A posting on the official OLPC Wiki outlines the scope of the damage: about half of the OLPC dev team is getting laid off (approximately 30 people), with the rest taking salary reductions. Most of the in-house effort is now being turned away from Sugar, the OLPC's on-board software, and towards the snazzy-looking next generation of OLPC machinery.

So what happened? An Ars Technica piece puts it this way: "The OLPC project's extreme dependence on economy of scale has proven to be a fatal error. The organization was not able to secure the large bulk orders that it had originally anticipated and fell short of meeting its target $100 per unit price."

There's also a bit of dithering about the internal conflicts that plagued the OLPC Foundation, but the fundamental problem does seem to be that you can only make something so cheap by putting it together in bulk. The economic status of the nations in question didn't even really seem to be the issue, but it sure didn't help. I'm still not of the opinion that a developing nation needs to shirk digital infrastructure entirely; it's just going to take a different form (e.g., investing in cell towers rather than fixing decrepit POTS networks).

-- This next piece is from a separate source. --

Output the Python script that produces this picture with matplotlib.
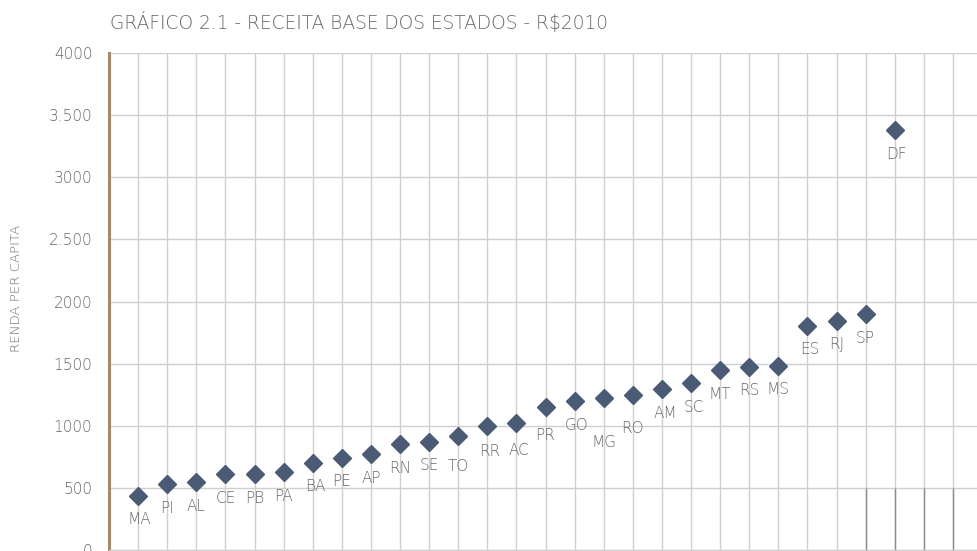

I also wondered whether the Sugar interface is going to ultimately become second banana to more widely used, -tested and developer-supported work like GNOME. The Sugar Labs folks recently joined up with the GNOME foundation, after spinning themselves off separately from the OLPC project as a separate entity. Open source or not, the project needs developers working actively on it to keep it relevant.

Another proclamation from the OLPC folks had me raising my eyebrows even more: "OLPC will be dedicated to bringing the cost of the laptop down to Zero for the Least Developed Countries -- the $0 Laptop." How they plan to do this is not clear. If I had to hazard a guess, they would probably have to use something along the lines of the $100 Acer laptop, sold through Radio Shack and subsidized by the sales of Internet connectivity to the device. But how to manage something like that in a developing country, where there isn't as much of an infrastructure for subsidy in the first place?

The OLPC project's a good idea, but I'd rather not see it go headfirst into a wall. Especially if so much of what they're aiming for is simply unattainable without charging a realistic price for it.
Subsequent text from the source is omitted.